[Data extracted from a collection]
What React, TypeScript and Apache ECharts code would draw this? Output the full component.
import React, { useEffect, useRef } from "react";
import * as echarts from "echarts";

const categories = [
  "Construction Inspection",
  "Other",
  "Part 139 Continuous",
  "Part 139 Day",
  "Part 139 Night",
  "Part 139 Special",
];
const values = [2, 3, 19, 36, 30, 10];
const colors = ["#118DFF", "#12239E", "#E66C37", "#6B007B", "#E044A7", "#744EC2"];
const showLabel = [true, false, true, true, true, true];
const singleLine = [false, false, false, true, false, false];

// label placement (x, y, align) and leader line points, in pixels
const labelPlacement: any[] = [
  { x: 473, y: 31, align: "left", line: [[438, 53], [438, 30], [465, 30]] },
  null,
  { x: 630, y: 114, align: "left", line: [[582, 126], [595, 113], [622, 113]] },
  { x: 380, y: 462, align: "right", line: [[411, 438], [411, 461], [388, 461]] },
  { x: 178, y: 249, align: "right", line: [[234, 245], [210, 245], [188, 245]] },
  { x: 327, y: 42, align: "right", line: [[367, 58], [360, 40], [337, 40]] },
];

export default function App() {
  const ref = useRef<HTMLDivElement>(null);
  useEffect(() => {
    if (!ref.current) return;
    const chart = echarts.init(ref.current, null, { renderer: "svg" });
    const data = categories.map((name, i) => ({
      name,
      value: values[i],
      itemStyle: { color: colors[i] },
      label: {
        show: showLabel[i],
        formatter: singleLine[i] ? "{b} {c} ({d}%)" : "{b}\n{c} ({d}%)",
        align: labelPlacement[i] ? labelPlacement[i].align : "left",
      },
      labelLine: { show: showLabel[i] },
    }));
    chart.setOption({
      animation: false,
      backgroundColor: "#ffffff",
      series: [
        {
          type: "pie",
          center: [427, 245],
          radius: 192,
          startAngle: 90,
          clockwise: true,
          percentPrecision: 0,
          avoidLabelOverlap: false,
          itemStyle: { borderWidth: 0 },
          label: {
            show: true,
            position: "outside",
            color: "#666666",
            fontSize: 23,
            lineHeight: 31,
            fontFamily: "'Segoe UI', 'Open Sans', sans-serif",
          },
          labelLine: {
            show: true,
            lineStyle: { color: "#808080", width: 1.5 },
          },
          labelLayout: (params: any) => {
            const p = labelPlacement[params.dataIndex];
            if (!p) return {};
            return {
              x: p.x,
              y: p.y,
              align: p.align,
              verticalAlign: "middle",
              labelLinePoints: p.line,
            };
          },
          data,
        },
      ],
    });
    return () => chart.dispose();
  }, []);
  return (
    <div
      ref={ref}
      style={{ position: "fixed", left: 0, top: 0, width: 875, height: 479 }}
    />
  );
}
==
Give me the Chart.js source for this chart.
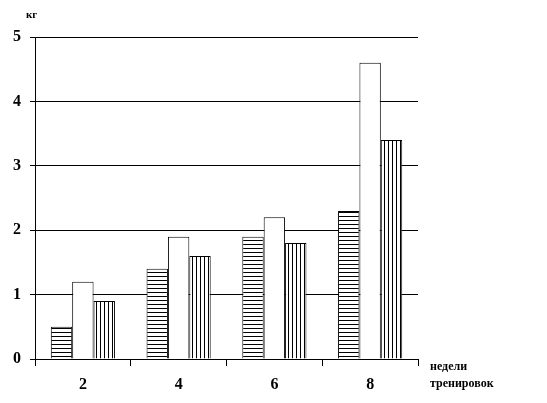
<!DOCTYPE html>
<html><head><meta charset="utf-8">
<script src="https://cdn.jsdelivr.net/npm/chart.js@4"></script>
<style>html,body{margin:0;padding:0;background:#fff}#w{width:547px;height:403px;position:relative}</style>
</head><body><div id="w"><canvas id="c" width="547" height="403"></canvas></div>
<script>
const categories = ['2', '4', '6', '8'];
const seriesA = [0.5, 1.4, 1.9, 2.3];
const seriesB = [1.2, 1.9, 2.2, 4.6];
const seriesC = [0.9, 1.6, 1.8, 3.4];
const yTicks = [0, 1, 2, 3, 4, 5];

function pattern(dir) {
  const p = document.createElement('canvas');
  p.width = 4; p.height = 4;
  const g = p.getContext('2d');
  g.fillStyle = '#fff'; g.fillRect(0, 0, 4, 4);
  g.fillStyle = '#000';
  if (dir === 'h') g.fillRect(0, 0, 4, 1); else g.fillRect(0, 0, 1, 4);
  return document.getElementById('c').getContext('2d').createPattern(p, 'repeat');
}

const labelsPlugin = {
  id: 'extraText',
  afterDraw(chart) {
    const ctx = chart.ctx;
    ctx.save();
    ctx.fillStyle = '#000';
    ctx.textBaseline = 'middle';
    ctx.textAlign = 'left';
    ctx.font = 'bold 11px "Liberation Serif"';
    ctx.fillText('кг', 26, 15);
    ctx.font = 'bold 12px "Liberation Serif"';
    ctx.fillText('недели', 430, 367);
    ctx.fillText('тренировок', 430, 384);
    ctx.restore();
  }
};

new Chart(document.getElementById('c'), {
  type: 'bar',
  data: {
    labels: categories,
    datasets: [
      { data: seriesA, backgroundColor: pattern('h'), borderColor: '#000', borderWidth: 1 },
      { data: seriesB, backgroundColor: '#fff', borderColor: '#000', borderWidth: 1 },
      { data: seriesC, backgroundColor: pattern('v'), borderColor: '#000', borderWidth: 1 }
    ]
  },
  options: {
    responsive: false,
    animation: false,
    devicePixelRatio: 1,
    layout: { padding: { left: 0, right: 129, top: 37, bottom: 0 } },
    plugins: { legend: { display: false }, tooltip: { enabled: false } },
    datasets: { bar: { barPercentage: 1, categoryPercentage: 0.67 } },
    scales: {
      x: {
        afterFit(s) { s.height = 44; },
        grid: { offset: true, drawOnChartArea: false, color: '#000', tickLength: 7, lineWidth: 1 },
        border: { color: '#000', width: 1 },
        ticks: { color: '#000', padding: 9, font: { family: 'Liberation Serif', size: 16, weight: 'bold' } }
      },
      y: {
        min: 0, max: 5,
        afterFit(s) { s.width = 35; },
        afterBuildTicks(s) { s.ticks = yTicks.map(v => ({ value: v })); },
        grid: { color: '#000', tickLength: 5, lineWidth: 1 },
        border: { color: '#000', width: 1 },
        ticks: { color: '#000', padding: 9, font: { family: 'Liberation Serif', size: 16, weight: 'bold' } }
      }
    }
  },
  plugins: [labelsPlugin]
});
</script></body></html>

• [What the task requires]: Leave the pictures out, then copy word for word only the lines from the one containing "Give me the Chart.js source for this chart." through the one containing "const yTicks = [0, 1, 2, 3, 4, 5];", both included.

• [Response to this exercise]:
Give me the Chart.js source for this chart.
<!DOCTYPE html>
<html><head><meta charset="utf-8">
<script src="https://cdn.jsdelivr.net/npm/chart.js@4"></script>
<style>html,body{margin:0;padding:0;background:#fff}#w{width:547px;height:403px;position:relative}</style>
</head><body><div id="w"><canvas id="c" width="547" height="403"></canvas></div>
<script>
const categories = ['2', '4', '6', '8'];
const seriesA = [0.5, 1.4, 1.9, 2.3];
const seriesB = [1.2, 1.9, 2.2, 4.6];
const seriesC = [0.9, 1.6, 1.8, 3.4];
const yTicks = [0, 1, 2, 3, 4, 5];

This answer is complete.